> _WORK REQUIRED_
Begin with the first line of the material and write out each line exactly, ending with the line that contains "0.33, 0.14, 0.35, 0.07, 0.49]". Pictures are not part of the copy.

════════════════════

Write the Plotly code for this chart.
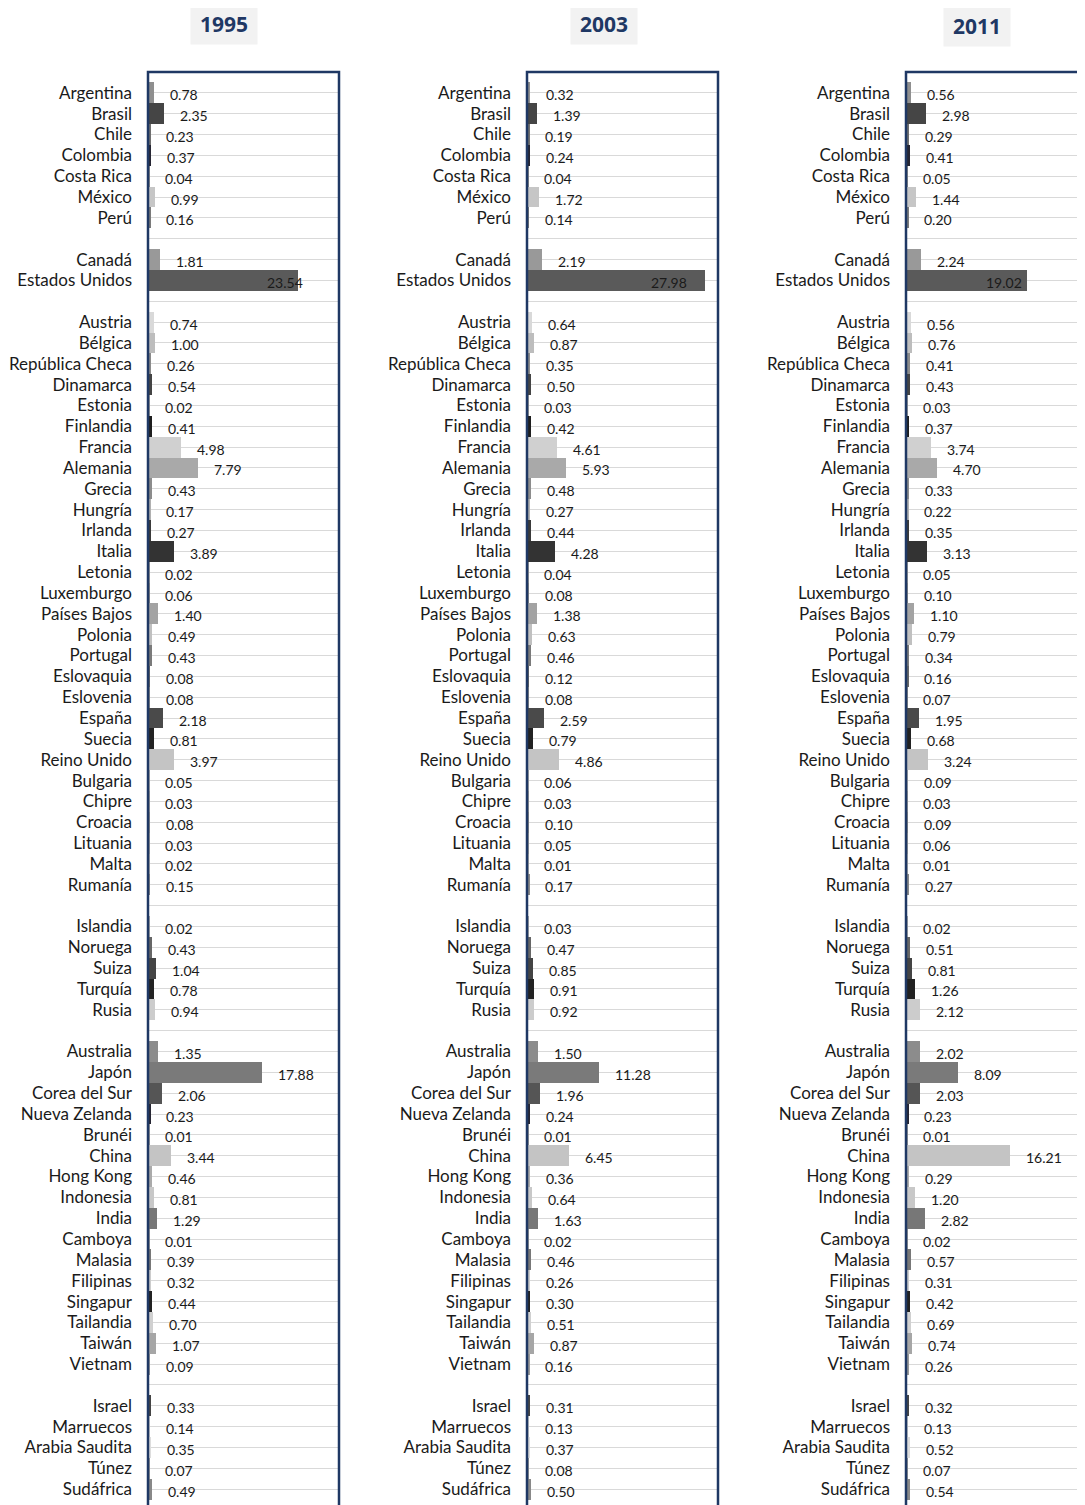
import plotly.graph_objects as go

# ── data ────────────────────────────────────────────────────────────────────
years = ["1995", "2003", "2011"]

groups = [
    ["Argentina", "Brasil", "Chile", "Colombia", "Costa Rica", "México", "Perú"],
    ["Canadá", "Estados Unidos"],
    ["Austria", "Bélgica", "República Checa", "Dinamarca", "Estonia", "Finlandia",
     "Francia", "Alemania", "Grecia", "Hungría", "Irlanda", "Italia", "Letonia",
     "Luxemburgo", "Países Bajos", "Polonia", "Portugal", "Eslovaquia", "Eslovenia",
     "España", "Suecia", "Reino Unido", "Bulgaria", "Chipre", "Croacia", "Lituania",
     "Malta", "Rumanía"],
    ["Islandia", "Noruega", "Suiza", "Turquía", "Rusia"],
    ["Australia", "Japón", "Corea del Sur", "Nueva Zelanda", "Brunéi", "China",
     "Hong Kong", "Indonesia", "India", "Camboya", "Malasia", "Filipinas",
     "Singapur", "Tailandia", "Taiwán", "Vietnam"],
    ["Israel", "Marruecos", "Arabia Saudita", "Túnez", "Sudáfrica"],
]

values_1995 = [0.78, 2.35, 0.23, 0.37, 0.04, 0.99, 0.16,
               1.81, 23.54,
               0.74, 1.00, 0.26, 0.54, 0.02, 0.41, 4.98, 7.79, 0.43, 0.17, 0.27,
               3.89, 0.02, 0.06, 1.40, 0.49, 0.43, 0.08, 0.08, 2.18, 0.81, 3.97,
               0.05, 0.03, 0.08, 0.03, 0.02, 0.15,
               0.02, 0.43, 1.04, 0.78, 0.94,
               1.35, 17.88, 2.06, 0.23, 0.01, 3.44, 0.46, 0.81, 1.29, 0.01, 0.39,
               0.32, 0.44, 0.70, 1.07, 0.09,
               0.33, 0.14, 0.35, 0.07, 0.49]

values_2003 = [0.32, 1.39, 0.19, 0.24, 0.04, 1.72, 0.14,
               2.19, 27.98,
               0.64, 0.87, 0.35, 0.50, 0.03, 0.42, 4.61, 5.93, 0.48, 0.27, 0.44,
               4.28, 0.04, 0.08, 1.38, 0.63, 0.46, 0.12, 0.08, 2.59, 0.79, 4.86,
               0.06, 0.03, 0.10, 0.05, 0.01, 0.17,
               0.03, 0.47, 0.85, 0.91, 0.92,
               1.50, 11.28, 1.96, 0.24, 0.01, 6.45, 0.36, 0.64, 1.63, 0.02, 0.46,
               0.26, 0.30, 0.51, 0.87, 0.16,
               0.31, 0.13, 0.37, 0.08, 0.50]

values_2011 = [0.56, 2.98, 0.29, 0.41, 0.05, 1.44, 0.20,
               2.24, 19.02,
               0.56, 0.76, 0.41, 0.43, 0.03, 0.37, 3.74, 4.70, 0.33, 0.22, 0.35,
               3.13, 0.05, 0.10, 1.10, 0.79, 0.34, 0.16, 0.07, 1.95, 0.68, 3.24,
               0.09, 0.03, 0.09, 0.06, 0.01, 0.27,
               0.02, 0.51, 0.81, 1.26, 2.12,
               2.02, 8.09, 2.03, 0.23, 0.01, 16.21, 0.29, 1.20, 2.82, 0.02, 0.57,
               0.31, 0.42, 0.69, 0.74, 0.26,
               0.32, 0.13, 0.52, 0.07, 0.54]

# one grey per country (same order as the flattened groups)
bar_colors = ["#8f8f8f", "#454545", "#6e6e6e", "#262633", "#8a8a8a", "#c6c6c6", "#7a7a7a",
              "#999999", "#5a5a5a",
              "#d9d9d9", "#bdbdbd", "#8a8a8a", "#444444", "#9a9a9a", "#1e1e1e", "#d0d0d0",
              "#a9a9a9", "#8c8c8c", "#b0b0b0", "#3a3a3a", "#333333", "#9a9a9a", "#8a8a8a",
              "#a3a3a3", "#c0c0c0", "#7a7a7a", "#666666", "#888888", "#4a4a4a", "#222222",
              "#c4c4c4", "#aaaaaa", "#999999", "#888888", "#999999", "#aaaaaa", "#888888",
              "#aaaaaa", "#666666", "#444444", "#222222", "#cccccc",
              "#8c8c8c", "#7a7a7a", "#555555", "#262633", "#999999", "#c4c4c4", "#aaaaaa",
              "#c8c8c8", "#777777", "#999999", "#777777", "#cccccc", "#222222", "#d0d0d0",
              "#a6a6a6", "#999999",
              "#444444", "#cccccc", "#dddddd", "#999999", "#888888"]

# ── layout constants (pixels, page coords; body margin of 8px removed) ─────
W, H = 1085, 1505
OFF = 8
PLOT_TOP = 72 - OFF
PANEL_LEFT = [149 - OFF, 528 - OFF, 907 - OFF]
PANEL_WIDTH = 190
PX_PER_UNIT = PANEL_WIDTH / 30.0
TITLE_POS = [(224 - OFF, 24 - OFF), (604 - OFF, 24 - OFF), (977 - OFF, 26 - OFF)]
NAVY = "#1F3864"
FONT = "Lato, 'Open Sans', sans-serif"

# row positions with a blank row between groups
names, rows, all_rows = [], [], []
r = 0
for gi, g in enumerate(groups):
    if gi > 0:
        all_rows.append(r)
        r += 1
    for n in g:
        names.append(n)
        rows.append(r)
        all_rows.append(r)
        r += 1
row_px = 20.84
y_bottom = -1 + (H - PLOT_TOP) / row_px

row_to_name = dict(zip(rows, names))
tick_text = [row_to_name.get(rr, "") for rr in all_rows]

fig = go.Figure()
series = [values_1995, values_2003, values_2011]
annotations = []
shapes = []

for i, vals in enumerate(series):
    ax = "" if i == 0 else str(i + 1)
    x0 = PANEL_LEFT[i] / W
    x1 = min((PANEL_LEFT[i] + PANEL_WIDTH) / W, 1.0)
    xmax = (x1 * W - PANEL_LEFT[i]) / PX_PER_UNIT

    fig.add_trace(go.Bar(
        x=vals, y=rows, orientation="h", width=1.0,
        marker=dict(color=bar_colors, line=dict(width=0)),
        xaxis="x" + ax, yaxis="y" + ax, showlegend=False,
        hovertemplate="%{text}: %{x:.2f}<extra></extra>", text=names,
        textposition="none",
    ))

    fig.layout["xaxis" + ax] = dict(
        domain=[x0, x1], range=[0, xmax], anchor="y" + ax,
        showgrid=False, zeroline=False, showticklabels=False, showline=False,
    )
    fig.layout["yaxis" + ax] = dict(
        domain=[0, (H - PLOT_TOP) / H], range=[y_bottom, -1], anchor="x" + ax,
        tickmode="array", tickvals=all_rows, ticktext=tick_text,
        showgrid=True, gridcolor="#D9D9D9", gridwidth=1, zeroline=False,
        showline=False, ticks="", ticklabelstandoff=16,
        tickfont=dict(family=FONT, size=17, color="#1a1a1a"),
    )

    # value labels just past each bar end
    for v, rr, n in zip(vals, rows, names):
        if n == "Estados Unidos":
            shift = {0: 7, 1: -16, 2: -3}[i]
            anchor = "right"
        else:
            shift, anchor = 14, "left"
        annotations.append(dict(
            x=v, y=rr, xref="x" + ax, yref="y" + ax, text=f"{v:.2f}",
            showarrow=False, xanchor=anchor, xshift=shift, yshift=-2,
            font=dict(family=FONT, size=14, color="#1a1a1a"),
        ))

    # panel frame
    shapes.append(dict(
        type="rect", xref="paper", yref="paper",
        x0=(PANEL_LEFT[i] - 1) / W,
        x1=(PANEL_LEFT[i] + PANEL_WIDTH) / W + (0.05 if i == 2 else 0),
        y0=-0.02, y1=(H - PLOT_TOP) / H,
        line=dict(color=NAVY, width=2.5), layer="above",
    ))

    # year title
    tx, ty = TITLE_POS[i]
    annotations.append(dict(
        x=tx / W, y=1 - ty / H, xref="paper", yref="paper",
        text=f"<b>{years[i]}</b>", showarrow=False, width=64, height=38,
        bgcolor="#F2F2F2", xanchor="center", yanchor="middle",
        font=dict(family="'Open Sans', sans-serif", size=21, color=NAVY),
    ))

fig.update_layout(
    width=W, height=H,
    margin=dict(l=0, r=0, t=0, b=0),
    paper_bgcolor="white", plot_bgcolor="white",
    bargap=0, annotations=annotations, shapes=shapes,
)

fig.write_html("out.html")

════════════════════

> _COMPLETED EXERCISE_
Write the Plotly code for this chart.
import plotly.graph_objects as go

# ── data ────────────────────────────────────────────────────────────────────
years = ["1995", "2003", "2011"]

groups = [
    ["Argentina", "Brasil", "Chile", "Colombia", "Costa Rica", "México", "Perú"],
    ["Canadá", "Estados Unidos"],
    ["Austria", "Bélgica", "República Checa", "Dinamarca", "Estonia", "Finlandia",
     "Francia", "Alemania", "Grecia", "Hungría", "Irlanda", "Italia", "Letonia",
     "Luxemburgo", "Países Bajos", "Polonia", "Portugal", "Eslovaquia", "Eslovenia",
     "España", "Suecia", "Reino Unido", "Bulgaria", "Chipre", "Croacia", "Lituania",
     "Malta", "Rumanía"],
    ["Islandia", "Noruega", "Suiza", "Turquía", "Rusia"],
    ["Australia", "Japón", "Corea del Sur", "Nueva Zelanda", "Brunéi", "China",
     "Hong Kong", "Indonesia", "India", "Camboya", "Malasia", "Filipinas",
     "Singapur", "Tailandia", "Taiwán", "Vietnam"],
    ["Israel", "Marruecos", "Arabia Saudita", "Túnez", "Sudáfrica"],
]

values_1995 = [0.78, 2.35, 0.23, 0.37, 0.04, 0.99, 0.16,
               1.81, 23.54,
               0.74, 1.00, 0.26, 0.54, 0.02, 0.41, 4.98, 7.79, 0.43, 0.17, 0.27,
               3.89, 0.02, 0.06, 1.40, 0.49, 0.43, 0.08, 0.08, 2.18, 0.81, 3.97,
               0.05, 0.03, 0.08, 0.03, 0.02, 0.15,
               0.02, 0.43, 1.04, 0.78, 0.94,
               1.35, 17.88, 2.06, 0.23, 0.01, 3.44, 0.46, 0.81, 1.29, 0.01, 0.39,
               0.32, 0.44, 0.70, 1.07, 0.09,
               0.33, 0.14, 0.35, 0.07, 0.49]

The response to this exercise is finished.